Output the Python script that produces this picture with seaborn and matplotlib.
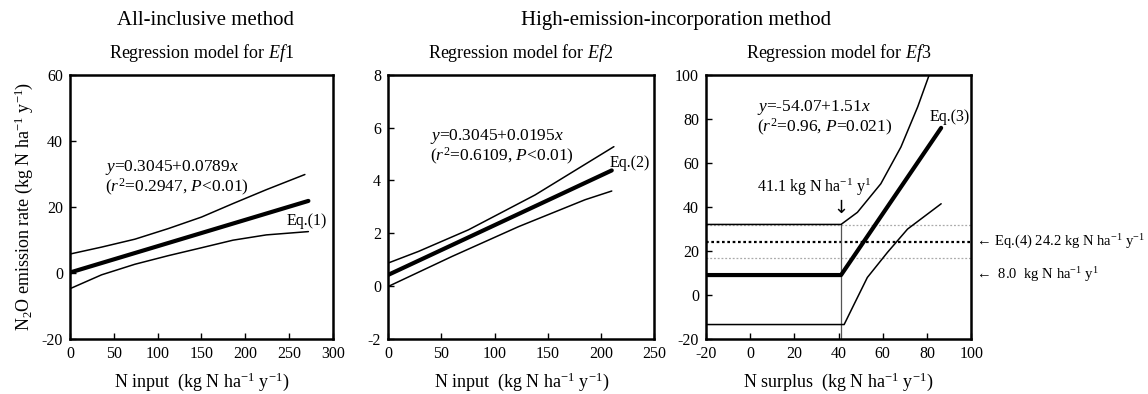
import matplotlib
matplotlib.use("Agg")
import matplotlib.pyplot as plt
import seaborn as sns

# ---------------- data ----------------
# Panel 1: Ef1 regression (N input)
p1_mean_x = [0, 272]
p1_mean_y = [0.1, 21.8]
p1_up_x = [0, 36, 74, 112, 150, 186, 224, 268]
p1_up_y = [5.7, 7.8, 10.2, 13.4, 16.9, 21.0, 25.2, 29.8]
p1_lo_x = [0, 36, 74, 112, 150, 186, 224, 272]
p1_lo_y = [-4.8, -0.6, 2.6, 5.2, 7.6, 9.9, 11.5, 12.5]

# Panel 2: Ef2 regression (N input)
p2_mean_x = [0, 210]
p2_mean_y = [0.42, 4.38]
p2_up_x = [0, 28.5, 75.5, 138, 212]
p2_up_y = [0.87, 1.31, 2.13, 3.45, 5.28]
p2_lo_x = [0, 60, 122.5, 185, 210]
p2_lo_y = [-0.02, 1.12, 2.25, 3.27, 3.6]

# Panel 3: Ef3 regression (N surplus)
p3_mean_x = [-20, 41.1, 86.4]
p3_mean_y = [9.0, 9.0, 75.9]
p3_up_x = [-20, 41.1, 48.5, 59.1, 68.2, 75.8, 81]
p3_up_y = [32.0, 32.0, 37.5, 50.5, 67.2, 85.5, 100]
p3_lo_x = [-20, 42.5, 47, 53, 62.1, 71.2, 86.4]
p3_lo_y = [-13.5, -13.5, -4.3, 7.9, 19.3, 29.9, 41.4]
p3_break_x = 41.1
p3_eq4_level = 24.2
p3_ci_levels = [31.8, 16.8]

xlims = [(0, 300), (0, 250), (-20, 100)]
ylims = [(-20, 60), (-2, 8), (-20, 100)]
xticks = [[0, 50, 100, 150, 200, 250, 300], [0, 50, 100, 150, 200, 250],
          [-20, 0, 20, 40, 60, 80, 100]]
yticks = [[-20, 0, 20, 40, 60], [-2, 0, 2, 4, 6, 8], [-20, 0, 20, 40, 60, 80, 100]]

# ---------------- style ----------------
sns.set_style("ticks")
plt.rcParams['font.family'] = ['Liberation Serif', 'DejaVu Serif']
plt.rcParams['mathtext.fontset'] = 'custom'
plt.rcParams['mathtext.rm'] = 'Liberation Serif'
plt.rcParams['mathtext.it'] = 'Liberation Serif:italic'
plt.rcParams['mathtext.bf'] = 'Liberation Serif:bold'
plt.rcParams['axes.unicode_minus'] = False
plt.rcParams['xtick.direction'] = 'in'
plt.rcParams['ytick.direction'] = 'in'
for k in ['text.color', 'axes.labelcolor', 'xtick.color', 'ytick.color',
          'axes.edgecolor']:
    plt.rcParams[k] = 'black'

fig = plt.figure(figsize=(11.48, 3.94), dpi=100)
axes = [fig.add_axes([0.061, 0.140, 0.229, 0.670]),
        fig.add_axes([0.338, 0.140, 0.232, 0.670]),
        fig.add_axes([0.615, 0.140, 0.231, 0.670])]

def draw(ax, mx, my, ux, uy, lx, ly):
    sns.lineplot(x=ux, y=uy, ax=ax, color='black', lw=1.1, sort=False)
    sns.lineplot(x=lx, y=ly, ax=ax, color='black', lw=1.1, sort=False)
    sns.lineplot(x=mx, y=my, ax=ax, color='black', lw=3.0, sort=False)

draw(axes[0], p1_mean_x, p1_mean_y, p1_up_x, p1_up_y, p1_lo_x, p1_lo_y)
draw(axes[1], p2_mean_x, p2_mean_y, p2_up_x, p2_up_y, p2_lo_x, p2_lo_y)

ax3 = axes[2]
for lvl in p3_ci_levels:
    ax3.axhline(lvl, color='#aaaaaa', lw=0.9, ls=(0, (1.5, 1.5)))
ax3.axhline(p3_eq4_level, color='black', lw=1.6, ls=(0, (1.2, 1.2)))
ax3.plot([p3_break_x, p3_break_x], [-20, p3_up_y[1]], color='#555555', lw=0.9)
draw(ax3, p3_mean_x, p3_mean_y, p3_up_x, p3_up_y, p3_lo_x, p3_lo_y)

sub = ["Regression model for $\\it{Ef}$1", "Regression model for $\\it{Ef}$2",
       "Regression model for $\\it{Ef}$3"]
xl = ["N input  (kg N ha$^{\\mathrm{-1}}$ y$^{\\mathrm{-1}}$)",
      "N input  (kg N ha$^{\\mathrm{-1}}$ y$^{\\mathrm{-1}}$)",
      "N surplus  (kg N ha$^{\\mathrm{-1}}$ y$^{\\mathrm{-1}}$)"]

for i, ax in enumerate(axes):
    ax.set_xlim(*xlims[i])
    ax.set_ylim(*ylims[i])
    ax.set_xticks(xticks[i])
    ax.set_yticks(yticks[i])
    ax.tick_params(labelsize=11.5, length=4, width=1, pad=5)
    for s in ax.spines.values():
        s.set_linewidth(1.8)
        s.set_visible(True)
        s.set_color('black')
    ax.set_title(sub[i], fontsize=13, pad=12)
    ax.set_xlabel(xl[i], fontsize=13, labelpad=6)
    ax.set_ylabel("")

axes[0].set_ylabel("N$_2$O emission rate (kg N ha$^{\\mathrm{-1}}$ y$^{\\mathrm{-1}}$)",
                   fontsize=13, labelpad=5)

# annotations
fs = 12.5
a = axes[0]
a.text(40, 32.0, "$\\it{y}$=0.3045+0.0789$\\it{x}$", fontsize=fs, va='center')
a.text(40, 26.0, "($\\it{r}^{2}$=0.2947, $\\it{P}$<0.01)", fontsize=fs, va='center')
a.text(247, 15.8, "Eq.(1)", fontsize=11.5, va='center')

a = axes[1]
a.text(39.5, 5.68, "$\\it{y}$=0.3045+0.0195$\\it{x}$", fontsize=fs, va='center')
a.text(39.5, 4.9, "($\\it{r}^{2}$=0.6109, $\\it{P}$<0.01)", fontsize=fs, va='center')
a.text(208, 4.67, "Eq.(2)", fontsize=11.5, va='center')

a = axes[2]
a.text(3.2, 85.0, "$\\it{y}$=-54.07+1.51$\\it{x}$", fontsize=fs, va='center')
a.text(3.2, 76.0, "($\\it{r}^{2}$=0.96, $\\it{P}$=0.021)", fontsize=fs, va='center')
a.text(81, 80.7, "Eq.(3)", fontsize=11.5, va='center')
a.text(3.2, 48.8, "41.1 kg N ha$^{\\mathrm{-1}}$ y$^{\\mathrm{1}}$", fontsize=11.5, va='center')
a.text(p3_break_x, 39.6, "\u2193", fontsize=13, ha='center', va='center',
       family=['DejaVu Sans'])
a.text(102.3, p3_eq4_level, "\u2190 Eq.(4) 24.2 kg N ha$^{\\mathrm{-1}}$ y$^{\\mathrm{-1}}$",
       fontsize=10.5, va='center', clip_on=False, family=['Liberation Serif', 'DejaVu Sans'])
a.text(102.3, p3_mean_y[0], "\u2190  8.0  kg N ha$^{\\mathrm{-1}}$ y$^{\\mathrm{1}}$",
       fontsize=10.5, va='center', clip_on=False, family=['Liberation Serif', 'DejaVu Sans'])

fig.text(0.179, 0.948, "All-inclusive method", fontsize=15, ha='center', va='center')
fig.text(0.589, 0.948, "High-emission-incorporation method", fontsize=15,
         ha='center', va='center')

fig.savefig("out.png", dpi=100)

^^^^^^^^^^^^^^^^

▶ [BRIEF]: Please restate the material above line by line, exactly, beginning at its first line and ending with the line that contains "p3_ci_levels = [31.8, 16.8]", without any pictures.

▶ [TASK RESULT]:
Output the Python script that produces this picture with seaborn and matplotlib.
import matplotlib
matplotlib.use("Agg")
import matplotlib.pyplot as plt
import seaborn as sns

# ---------------- data ----------------
# Panel 1: Ef1 regression (N input)
p1_mean_x = [0, 272]
p1_mean_y = [0.1, 21.8]
p1_up_x = [0, 36, 74, 112, 150, 186, 224, 268]
p1_up_y = [5.7, 7.8, 10.2, 13.4, 16.9, 21.0, 25.2, 29.8]
p1_lo_x = [0, 36, 74, 112, 150, 186, 224, 272]
p1_lo_y = [-4.8, -0.6, 2.6, 5.2, 7.6, 9.9, 11.5, 12.5]

# Panel 2: Ef2 regression (N input)
p2_mean_x = [0, 210]
p2_mean_y = [0.42, 4.38]
p2_up_x = [0, 28.5, 75.5, 138, 212]
p2_up_y = [0.87, 1.31, 2.13, 3.45, 5.28]
p2_lo_x = [0, 60, 122.5, 185, 210]
p2_lo_y = [-0.02, 1.12, 2.25, 3.27, 3.6]

# Panel 3: Ef3 regression (N surplus)
p3_mean_x = [-20, 41.1, 86.4]
p3_mean_y = [9.0, 9.0, 75.9]
p3_up_x = [-20, 41.1, 48.5, 59.1, 68.2, 75.8, 81]
p3_up_y = [32.0, 32.0, 37.5, 50.5, 67.2, 85.5, 100]
p3_lo_x = [-20, 42.5, 47, 53, 62.1, 71.2, 86.4]
p3_lo_y = [-13.5, -13.5, -4.3, 7.9, 19.3, 29.9, 41.4]
p3_break_x = 41.1
p3_eq4_level = 24.2
p3_ci_levels = [31.8, 16.8]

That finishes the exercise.